Fixed income duration made a round trip in 2023, adding to returns at the beginning of the year, detracting during the summer months, and significantly boosting returns toward year end. But one fairly consistent return driver over the past several months has been spread compression – a smaller difference in yield between securities of a given credit quality and Treasuries with the same maturity. The top-returning fixed income categories in 2023 (bank loans, high yield, and emerging markets) all posted double-digit returns, thanks in large part, to falling spreads in those markets. And on the investment grade side, corporate bonds outpaced both Treasuries and cash due to IG spreads compressing.
How tight can they get?
In January 2024, IG corporate spreads fell below 1% for the first time in nearly two years. With spreads this low, some might fear that the potential for a hard landing isn’t priced in at all. Perhaps holding even a balanced view of hard landing/soft landing would make you want to take some chips off the table if you’ve added to risk last year, or wait for a better entry point if you haven’t.
Before the sizable rally in rates to end the year, we made the point that many companies could be hesitant to issue debt in such a high-yielding environment. Constrained supply leads to excess demand, and excess demand for corporate bonds can push spreads lower than credit fundamentals would suggest. In other words, spreads near 1% shouldn’t necessarily be viewed skeptically as the bond market whistling past the graveyard. They could represent a more balanced view of probabilistic outcomes that now started to skew toward the soft landing, with supply/demand dynamics driving spreads down from median levels to 1st quartile levels. So perhaps there is still room for additional spread compression, from some combination of the soft landing priced in even more strongly, and/or continued favorable supply/demand dynamics.

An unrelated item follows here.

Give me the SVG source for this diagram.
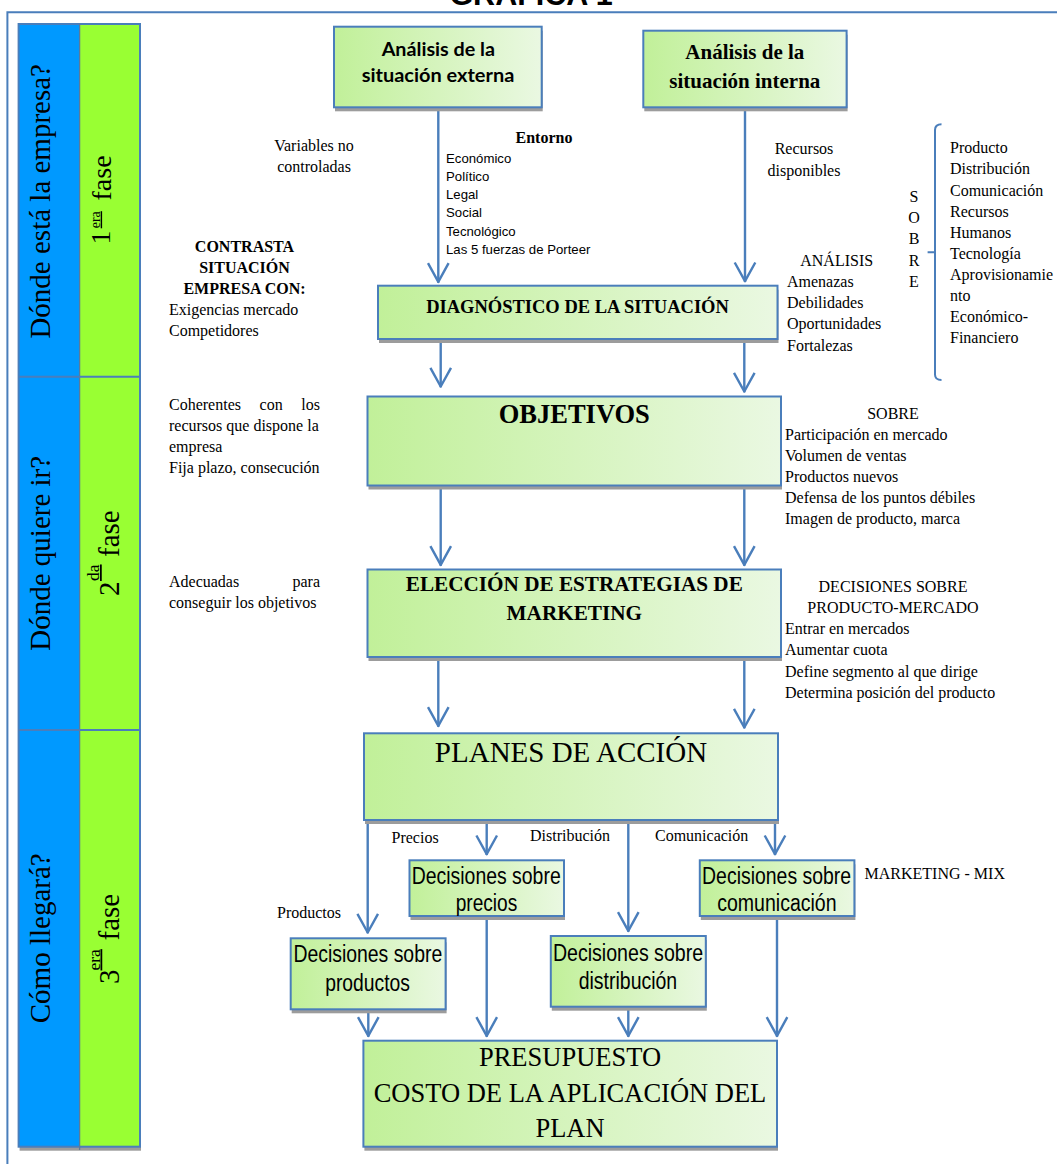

If IG corporate spreads stay rangebound, you still get a return advantage over Treasuries of about 1% over the course of the entire year. But, on top of that, how much upside is still left? Could we see investment grade spreads fall to post-Global Financial Crisis tights of 80 bps? Achieving that level would suggest that corporate bonds outperform Treasuries by 1%, on top of any yield advantage. All-time tights of 51 bps? Now we’re talking about 2-3% outperformance above the yield advantage. The strong returns over the past few months have made both of these scenarios a bit less exciting than they once were. No one should be losing too much sleep over possibly missing out on a surprise 2-3% return in their bond portfolio, in an environment that would undoubtedly be favorable to equity markets as well.
Higher issuance on the horizon?
Plus, now that we’ve gone through a bit of a reset, with rates falling so much in November and December, we might be due for a reversal in issuance patterns. January appears to have been a lot busier for new corporate debt. Companies who were patient throughout 2H 2023 might have found a window of opportunity to raise capital at acceptable interest expense. Continued issuance momentum can put upward pressure on spreads. And, of course, you still have the growth scare/hard landing scenario, where negative price action from spread widening easily wipes away any yield advantage. Growth has been resilient and the market keeps pushing out any hard landing or recession fears. But the lower starting point means the upside/downside tradeoff has become a bit more asymmetric.
Plan ahead for tighter spreads
So if you’re less confident in taking on significant credit risk at these levels of spreads, consider active management over passive. We think the value proposition is significantly more attractive. Across fixed income, we’re seeing divergence in returns… between higher-rated credit and lower-rated credits, newly issued mortgages vs. older mortgages, short duration Treasuries vs. long duration Treasuries, and so on. A tighter spread environment requires being more selective. Perhaps it doesn’t make as much sense to own everything under the sun that certain passive approaches provide. Active strategies can enhance yield while avoiding securities with asymmetric payoff profiles. And, of course, quickly deploy dry powder if and when there is a better entry point for spreads.
For the cautious investor worried about the next shoe to drop, an allocation in active, high-quality bonds can represent insurance for getting the soft landing call wrong. For the optimistic investor, the more selective approach can help play a bit more defense now and offense later. A little something for everyone.